Christine Buhl Andersen is Director at KØS, Denmark’s only museum to focus on art in public spaces. For CHART ART FAIR the Køge-based museum are holding a two-day festival dedicated to Japanese performance artist Tatsumi Orimoto.
Can you tell me a little about the two-day Orimoto Festival that will happen during CHART?
KØS’s Orimoto Festival at CHART and in Køge is part of the large-scale exhibition In your heart |In your city arranged by our museum. The exhibition features four active Japanese contemporary artists who belong to different generations, but all work with participatory art in public spaces: Chiharu Shiota, Takafumi Hara, Yukihiru Taguchi and Tatsumi Orimoto. When we realised that the scheduled time of Orimoto’s performances in Denmark coincided with CHART, we thought that a collaboration would be a wonderful choice, thereby involving him in this major Copenhagen art event.
What drew the museum to Tatsumi Orimoto as an artist?
Orimoto is a definite pioneer within performance art. In many ways he has been an avant-garde forerunner for some of the important strategies seen on the contemporary art scene today, internationally and in Japan. Thanks to the excellent relationship between the exhibition curator Tereza de Arruda and the artist, and thanks to Orimoto’s enthusiasm about the concept of KØS, which is one of the only museums in the world to be dedicated exclusively to public art, we were fortunate enough to persuade him to come all the way to Denmark.
As Director, how do you decide what kind of artists you’d like to work with and the kind of work you’d like to show? Are you quite reactive to public feeling?
The KØS museum has a very unique concept, focusing exclusively on art in public spaces. We are keen to create exhibitions of contemporary relevance; exhibitions that interest and engage people. We also want them to be based on new knowledge, insight and research, thereby qualifying and adding greater nuance to discussions of the role that art can play in public spaces. This also includes addressing the conflicts and opportunities that artists face when working in public spaces rather than in the more sheltered setting of art institutions.
How do you balance your programming of live work with collecting physical pieces?
When artists create projects for our exhibitions here – usually temporary works, but quite often some works are allowed to stay permanently – we have a firm strategy of always combining the experience offered by the works in public spaces with the opportunity to also step inside the museum to immerse oneself in the context and process behind those works. The museum typically exhibits preliminary works, sketches, documentary film, photographs etc., and provides catalogues, while the works out in public spaces are presented by other means.
Your work overflows to the spaces outside the museum itself. Do you feel the influence of Copenhagen and Køge strongly on KØS’s output?
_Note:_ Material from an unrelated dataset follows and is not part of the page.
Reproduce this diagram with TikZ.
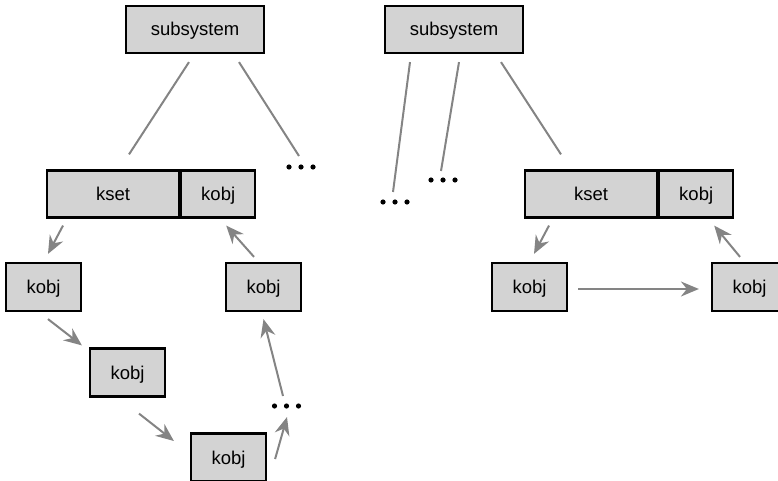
\documentclass[tikz,border=0pt]{standalone}
\usepackage{fontspec}
\setmainfont{Liberation Sans}
\usepackage{xcolor}
\usetikzlibrary{positioning,arrows.meta}
\definecolor{boxgray}{RGB}{211,211,211}
\definecolor{linegray}{RGB}{132,132,132}

\begin{document}
\begin{tikzpicture}[x=1pt,y=-1pt,
    box/.style={draw, fill=boxgray, line width=2.2pt, inner sep=0pt,
        minimum height=47pt, text height=13pt, text depth=0pt,
        font=\fontsize{18.5}{22}\selectfont},
    sub/.style={box, minimum width=138pt},
    setbox/.style={box, minimum width=132pt},
    objbox/.style={box, minimum width=75pt, minimum height=48pt},
    link/.style={draw=linegray, line width=2pt},
    arr/.style={link, -{Stealth[length=18pt,width=15pt,inset=6pt]}},
    dotrow/.style={minimum width=36pt, minimum height=22pt, inner sep=0pt,
        path picture={\foreach \i in {-12,0,12}
            \fill ([xshift=\i pt]path picture bounding box.center) circle (2.6pt);}}]
    \useasboundingbox (0,0) rectangle (778,481);
    \clip (0,0) rectangle (778,481);

    \node[sub] (subL) at (195,29.5) {subsystem};
    \node[sub] (subR) at (454,29.5) {subsystem};

    \node[setbox] (ksetL) at (113,194) {kset};
    \node[box, minimum width=74pt, right=0pt of ksetL] (kobjL) {kobj};
    \node[setbox] (ksetR) at (591,194) {kset};
    \node[box, minimum width=74pt, right=0pt of ksetR] (kobjR) {kobj};

    \node[objbox] (ka) at (43.5,287) {kobj};
    \node[objbox] (kb) at (263.5,287) {kobj};
    \node[objbox] (kc) at (127.5,372.5) {kobj};
    \node[objbox] (kd) at (228.5,457.5) {kobj};
    \node[objbox] (ke) at (529.5,287) {kobj};
    \node[objbox] (kf) at (749.5,287) {kobj};

    \node[dotrow] (dotsA) at (301,167) {};
    \node[dotrow] (dotsB) at (286.5,406) {};
    \node[dotrow] (dotsC) at (395,202) {};
    \node[dotrow] (dotsD) at (443,180) {};

    % subsystem links
    \draw[link] ([xshift=-6pt,yshift=-8pt]subL.south) -- ([xshift=16pt,yshift=15pt]ksetL.north);
    \draw[link] ([xshift=44pt,yshift=-8pt]subL.south) -- ([xshift=-2pt,yshift=11pt]dotsA.center);
    \draw[link] ([xshift=-44pt,yshift=-8pt]subR.south) -- ([xshift=-2pt,yshift=10pt]dotsC.center);
    \draw[link] ([xshift=5pt,yshift=-8pt]subR.south) -- ([xshift=-2pt,yshift=9pt]dotsD.center);
    \draw[link] ([xshift=47pt,yshift=-8pt]subR.south) -- ([xshift=-30pt,yshift=15pt]ksetR.north);

    % left list
    \draw[arr] ([xshift=-50pt,yshift=-7pt]ksetL.south) -- ([xshift=4.5pt,yshift=8pt]ka.north);
    \draw[arr] ([xshift=4.5pt,yshift=-7pt]ka.south) -- ([xshift=-7pt,yshift=2pt]kc.north west);
    \draw[arr] ([xshift=11.5pt,yshift=-16pt]kc.south) -- ([xshift=-16pt,yshift=16.5pt]kd.west);
    \draw[arr] ([xshift=8pt,yshift=-1.5pt]kd.east) -- ([xshift=0.5pt,yshift=-11pt]dotsB.center);
    \draw[arr] ([xshift=-3.5pt,yshift=10pt]dotsB.center) -- ([yshift=-7pt]kb.south);
    \draw[arr] ([xshift=-9.5pt,yshift=5pt]kb.north) -- ([xshift=8pt,yshift=-7pt]kobjL.south);

    % right list
    \draw[arr] ([xshift=-42pt,yshift=-7pt]ksetR.south) -- ([xshift=4.5pt,yshift=8pt]ke.north);
    \draw[arr] ([xshift=10pt,yshift=-2pt]ke.east) -- ([xshift=-12pt,yshift=-2pt]kf.west);
    \draw[arr] ([xshift=-9.5pt,yshift=5pt]kf.north) -- ([xshift=18pt,yshift=-7pt]kobjR.south);
\end{tikzpicture}
\end{document}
Køge is a city that is very much part of Greater Copenhagen: Køge is well connected to Copenhagen in terms of infrastructure and transport, and many people commute between the two cities. The museum obviously belongs to and services all of Denmark, so we work according to a strategy that encompasses initiatives with local, national and international scope, and which is very much based on being relevant to large audiences – not just in Køge, but in Copenhagen and elsewhere. We have completed plenty of projects that have involved us going on the road, not just to the heart of Copenhagen, but to the rest of Denmark too. For example, we conducted a nationwide tour of Denmark in 2014, visiting nine different memorials with our mobile stage, inviting guests and audiences to engage in discussions on the meaning and significance of monuments today.
How would you describe the art scene in Copenhagen — and Denmark more widely — right now?
To my mind, Copenhagen is experiencing a kind of golden era at present – not just within the visual arts, but also thanks to a vibrant cultural scene that encompasses music, urban development, festivals of film, fashion and architecture. Of course the city has also benefited from Danish television dramas such as Borgen and The Killing, which have created quite a lot of hype around the city abroad. I think we still suffer the effects of a lack of political willingness to support our contemporary art institutions (kunsthalle), but the issue is receiving plenty of attention, and there seems to be a general awareness throughout the food chain of art of the importance of our kunsthalle scene. Fortunately, our museums and commercial galleries enjoy strong positions. Most importantly of all, we have now produced several generations of brilliant Danish artists that are also making their impact on the global art scene.
And finally, which young artists are especially exciting you right now?
Having to single out specific artists over others is very difficult indeed, for there are so many exciting artists around – both the very young and others who have made greater inroads in their careers. But I can tell you that at KØS we have invited Lea Porsager, Tove Storch and Ann Lislegaard to create new works for our outdoor space in the heart of Køge this autumn, and of course we have done so because we think they’re hugely interesting artists. Lea Porsager and Tove Storch have enjoyed meteoric beginnings to their careers quite early after they graduated from the Royal Danish Academy of Fine Arts.
The Orimoto Festival, presented by the KØS Museum and CHART ART FAIR 2016, will take place from 26 – 27 August 2016. CHART runs from 26 – 28 August at Kunsthal Charlottenborg. ‘In your heart | In your city’ at the KØS Museum runs until 4 September.